With proper planning, your trailer load should be able to clear any bridge you encounter on your routes. If there are bridges that have clearances that are too low, you'd avoid those -- or so you would hope. Unfortunately, even the best truck drivers can encounter a too-low clearance area if they don't take steps ahead of time to ensure a safe route. When you next set out to deliver a large load, be sure you've determined where you will -- and can -- go.

Double-Check Your GPS

Most of the time a GPS unit is invaluable; it lets you continue driving while figuring out directions, instead of having to stop and lose valuable time that could be spent making progress on the road. However, GPS instructions are not always accurate. They sometimes lead drivers onto roads where the bridges have clearances that are just too low. Always double-check the routes that your GPS tells you to take. You can do this easily ahead of time when planning your route initially, though once you're on the road, it can be more difficult.
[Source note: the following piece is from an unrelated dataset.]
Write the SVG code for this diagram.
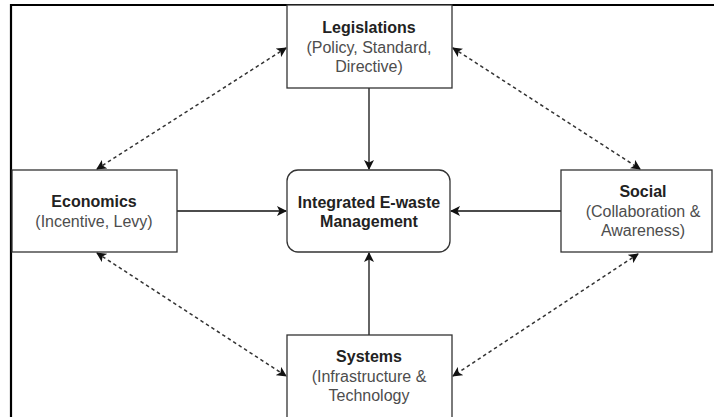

You may have to make judgment calls, such as trusting the GPS in areas you're familiar with but stopping to look up directions in areas you don't know well.

Stay Alert on Detours

It sounds so common sense to stay alert while driving a huge truck, but road hypnosis and general boredom can make you less attuned to the signs you're passing. If you find yourself re-routed onto a detour by construction or police activity, shake yourself and really pay attention to where you are. Just spotting a "low-clearance" sign is enough to save you a lot of trouble, but if you let yourself succumb to a driving trance, you may miss it no matter what your GPS says as you approach an overpass.

Use a Lowboy

Another strategy you can use is to get a lowboy to give yourself a few more inches of clearance. The dip in the middle of the trailer is often just enough to let you carry oversized loads along routes that might otherwise have problematic overpasses. You can find several styles of lowboy, so if you don't like what you see at first, keep looking. A company like Hauling Heavy can help you in your search. The search time and extra money may be very worth it in the end.

Most bridge and overpass heights follow national standards, but if you come across a lower one, you will need all the help possible to ensure your truck makes it under the overpass without a problem.